Lovett, 964 F.2d at 1034 n. 3.
. See United States v. Edgmon, 952 F.2d 1206, 1209-10 (10th Cir.1991) (stating that improper sale of FmHA-mortgaged cattle created "proceeds of an illegal activity”), cert. denied, —U.S. —, 112 S.Ct. 3037, 120 L.Ed.2d 906 (1992); cf. United States v. West, 22 F.3d 586, 591 (5th Cir.) (holding that transactions underlying bankruptcy fraud produced "proceeds of unlawful activity”), cert. denied, — U.S. —, 115 S.Ct. 584, 130 L.Ed.2d 498 (1994).
. Moreover, the evidence as a whole supports a finding of intent on this count. See Willey, 57 F.3d at 1386 ("[I]t is not necessary to prove with regard to any single transaction that the defendant removed all trace of his involvement with the money or that the particular transaction charged is itself highly unusual ... [and] it is not necessary that a transaction be examined wholly *401in isolation if the evidence tends to show that it is part of a larger scheme that is designed to conceal illegal proceeds.”).
. The court's conclusion on other counts was the same. In Count 12, he made a second payment on some land, again using a cashier’s check on which he was named as remitter. Again the court held that this evidence was insufficient. In Count 14, Defendant made no effort to conceal a $15,000 partial cash payment for a Paso Fino horse. In Count 22, he made a similar payment as in Count 14. In Counts 18, 19, 20, 24 and 25, he purchased horses and other horse paraphernalia with cash or checks on which his name appeared. In count 21, again there was insufficient evidence of money laundering because Garcia appeared as the remitter. Lastly, in Count 23, $4,400 wired by Garcia to a Florida bank account of a Columbian national without evidence "of an unusual structure to the transaction, of undue secrecy surrounding it, or of any attempt to avoid attention” was insufficient upon which to convict. Id.
. Indeed, Dobbs' "open and notorious” use may show that he was an inept money launderer, but it does not necessarily negate the conclusion that he laundered money. See Sutern, 933 F.2d at 648 ("While the money might have been better hidden ..., the money laundering statute does not require the jury to find that [the defendant] did a good job of laundering the proceeds.”).

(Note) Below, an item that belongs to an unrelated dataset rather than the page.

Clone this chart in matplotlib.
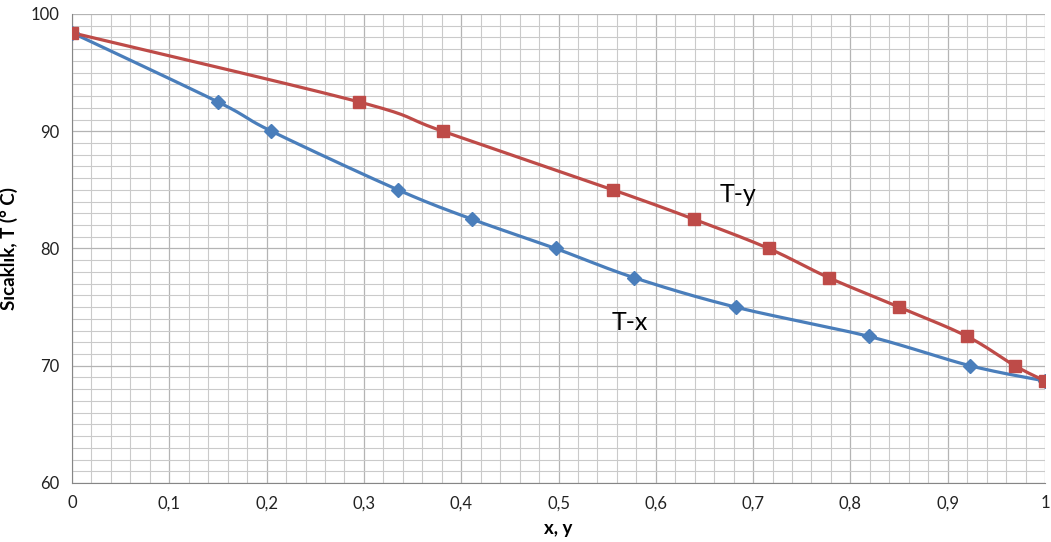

. Indeed, in Count 15, Garcia's wife purchased another Paso Fino horse drawing a $20,000 check from a joint checking account in which three separate checks in the amounts of $7,000, $8,000, and $8,000 had been deposited the week before. Although a straight (B)(ii) case, the government prosecuted the case under (B)(i). Although the court stated that ”[t]he inference under this theory, that the design to conceal in the first transaction (the purchase of the cashier's check) can be imputed to the second (the purchase of the horse), is considerably weaker,” the court nevertheless held that "this is evidence of a design to conceal.” Id. at 1477.